The start of the year has not been an easy one for financial markets. The Federal Reserve is continuing its policy of trimming its bond purchases by $10 billion a month, and the immediate result has been a sharp pullback of the currencies, and to some degree equities, of countries such as Indonesia, Turkey, India, South Africa and Argentina. The reason? According to traders, commentators, and even the head of Brazil’s central bank, Fed policy will trigger interest rate rises around the world, staunching the flow of easy money that has purportedly fueled global growth — and leading to struggles everywhere.
That thesis is hardly new. It was widely circulated last summer, when the Fed first hinted that it might begin to wind down its more aggressive measures to stimulate economic activity, which it introduced after 2009. In this reading, the boom times of many countries around the world has had nothing to do with the change in economic fortunes, or skilled leadership, or shifting global sands. It was and is simply a derivative of U.S. policies.

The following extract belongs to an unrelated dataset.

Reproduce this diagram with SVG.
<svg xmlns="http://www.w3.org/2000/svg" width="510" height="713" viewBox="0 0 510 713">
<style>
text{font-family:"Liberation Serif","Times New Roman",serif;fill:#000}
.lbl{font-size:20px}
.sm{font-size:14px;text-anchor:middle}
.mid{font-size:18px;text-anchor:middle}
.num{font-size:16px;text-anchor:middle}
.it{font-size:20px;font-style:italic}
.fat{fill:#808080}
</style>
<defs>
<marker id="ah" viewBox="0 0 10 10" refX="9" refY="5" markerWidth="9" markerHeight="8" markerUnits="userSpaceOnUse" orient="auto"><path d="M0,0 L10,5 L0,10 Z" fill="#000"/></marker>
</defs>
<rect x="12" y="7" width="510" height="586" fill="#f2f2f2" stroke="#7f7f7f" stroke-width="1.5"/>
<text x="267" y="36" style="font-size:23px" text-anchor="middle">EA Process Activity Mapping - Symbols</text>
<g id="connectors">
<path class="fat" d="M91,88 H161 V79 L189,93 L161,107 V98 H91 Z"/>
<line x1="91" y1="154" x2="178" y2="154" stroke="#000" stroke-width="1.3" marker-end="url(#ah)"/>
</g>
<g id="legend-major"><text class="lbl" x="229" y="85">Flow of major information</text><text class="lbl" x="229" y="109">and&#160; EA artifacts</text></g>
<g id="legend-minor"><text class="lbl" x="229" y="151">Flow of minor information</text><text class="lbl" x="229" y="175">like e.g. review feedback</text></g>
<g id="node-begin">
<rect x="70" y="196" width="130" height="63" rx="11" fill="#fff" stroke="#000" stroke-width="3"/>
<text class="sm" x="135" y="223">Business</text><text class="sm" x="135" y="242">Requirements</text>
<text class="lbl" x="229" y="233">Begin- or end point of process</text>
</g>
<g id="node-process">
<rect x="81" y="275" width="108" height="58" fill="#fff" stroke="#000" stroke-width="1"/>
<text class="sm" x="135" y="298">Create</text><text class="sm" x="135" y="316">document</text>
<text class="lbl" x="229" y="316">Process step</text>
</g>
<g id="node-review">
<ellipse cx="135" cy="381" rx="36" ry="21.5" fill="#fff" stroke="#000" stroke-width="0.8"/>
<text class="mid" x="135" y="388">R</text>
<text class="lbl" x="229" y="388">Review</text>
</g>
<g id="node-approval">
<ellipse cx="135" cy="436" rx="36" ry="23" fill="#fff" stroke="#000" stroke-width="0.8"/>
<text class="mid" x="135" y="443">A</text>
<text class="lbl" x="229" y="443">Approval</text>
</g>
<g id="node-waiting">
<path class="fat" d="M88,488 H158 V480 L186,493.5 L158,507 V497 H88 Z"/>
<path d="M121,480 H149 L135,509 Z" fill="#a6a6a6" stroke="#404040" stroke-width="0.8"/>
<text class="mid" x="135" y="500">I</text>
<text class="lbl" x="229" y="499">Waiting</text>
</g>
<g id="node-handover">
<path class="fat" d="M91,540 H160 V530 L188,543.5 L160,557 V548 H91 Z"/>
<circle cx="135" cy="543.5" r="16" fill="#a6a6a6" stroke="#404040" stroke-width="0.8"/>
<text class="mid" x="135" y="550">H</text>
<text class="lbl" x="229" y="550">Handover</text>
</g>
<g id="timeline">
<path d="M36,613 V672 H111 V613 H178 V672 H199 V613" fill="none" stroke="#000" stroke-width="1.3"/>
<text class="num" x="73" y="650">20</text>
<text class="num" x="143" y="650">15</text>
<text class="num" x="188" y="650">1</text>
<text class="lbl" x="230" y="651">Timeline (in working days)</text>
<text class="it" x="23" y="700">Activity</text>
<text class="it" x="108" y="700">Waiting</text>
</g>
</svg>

This view has wide play, and goes nearly unchallenged. That does not make it correct.
Indeed, it is likely wrong for at least two major reasons: it forgets that financial markets are not perfect proxies for real world economies, and it misses the fundamental transformation in countries around the world that has taken place over the past few decades and is about to accelerate this year.

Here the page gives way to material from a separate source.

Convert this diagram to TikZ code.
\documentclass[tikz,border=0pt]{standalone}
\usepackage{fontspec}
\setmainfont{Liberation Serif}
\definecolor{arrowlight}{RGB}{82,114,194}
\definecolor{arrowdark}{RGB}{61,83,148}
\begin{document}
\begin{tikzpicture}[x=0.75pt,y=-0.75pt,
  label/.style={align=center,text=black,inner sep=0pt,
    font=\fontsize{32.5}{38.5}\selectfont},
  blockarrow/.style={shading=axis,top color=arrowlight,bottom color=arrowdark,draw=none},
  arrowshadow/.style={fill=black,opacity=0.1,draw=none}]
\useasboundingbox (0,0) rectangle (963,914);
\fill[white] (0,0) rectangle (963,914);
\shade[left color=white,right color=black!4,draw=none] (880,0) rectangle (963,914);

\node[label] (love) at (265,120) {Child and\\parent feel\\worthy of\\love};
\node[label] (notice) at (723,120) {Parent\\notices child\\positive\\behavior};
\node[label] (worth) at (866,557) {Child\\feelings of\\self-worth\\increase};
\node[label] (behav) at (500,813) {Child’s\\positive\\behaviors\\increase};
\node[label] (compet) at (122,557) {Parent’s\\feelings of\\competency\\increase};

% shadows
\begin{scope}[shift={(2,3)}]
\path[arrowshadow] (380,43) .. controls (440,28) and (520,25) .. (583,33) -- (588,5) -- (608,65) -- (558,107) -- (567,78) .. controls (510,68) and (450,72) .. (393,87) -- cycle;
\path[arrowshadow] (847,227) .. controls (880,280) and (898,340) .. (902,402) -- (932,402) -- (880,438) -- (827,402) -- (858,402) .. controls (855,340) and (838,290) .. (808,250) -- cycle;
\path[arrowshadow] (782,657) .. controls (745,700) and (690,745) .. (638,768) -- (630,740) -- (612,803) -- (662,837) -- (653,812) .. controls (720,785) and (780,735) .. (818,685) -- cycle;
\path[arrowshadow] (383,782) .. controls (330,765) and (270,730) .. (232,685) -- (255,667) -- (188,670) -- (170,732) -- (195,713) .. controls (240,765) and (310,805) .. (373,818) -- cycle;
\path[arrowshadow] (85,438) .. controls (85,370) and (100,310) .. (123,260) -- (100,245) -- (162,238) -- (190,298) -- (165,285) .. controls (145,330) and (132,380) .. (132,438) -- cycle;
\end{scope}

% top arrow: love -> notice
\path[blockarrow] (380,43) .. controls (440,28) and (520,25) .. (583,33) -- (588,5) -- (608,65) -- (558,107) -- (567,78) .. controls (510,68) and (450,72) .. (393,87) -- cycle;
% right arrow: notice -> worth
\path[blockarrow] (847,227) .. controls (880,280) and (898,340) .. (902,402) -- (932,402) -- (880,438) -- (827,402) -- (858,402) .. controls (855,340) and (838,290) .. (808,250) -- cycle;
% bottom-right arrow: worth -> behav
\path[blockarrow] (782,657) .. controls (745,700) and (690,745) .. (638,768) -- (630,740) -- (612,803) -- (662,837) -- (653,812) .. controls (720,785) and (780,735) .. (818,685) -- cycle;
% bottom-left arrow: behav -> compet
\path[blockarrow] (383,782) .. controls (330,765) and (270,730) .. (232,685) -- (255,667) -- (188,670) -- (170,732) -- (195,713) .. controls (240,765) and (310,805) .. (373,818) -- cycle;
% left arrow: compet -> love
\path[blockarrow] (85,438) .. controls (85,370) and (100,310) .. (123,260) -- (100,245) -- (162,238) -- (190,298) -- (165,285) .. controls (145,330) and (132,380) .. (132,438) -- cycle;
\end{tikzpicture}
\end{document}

As I wrote in a column last August, a U.S.-centric view extends well back into the 20th century, and the only wrinkle today is that China has now entered the mix. Low and behold, China, too, has recently seen some slowing of its growth, largely because of the determination of the Chinese government to shift the mix of its economic growth from state-led infrastructure and exports to domestic consumption. That transition will, inevitably, result in diminishing demand for commodities and raw materials, and that demand had also been a key factor in the strength of other economies, including many of the ones above.
Yes, China’s voracious demand for raw materials did provide a boost to countries as far-ranging as Chile, South Africa, Indonesia and Brazil. And yes, easy money from the Federal Reserve did get deployed to more speculative currencies ranging from Turkey to Argentina. But that speaks only to the narrow — albeit attention-grabbing and important — financial markets. Financial markets are roiling, as they do from time to time, but that doesn’t result in less activity by companies such as Unilever or Starbucks, nor a halt in the emergence of a global middle class in numerous countries.
We shouldn’t overweight the significance of financial markets when evaluating the status of emerging markets; to do so is to espouse a particularly U.S.-centric view of how the world works. More voters, and more Starbucks lattes, are bellwethers for progress, irrespective of how markets are performing.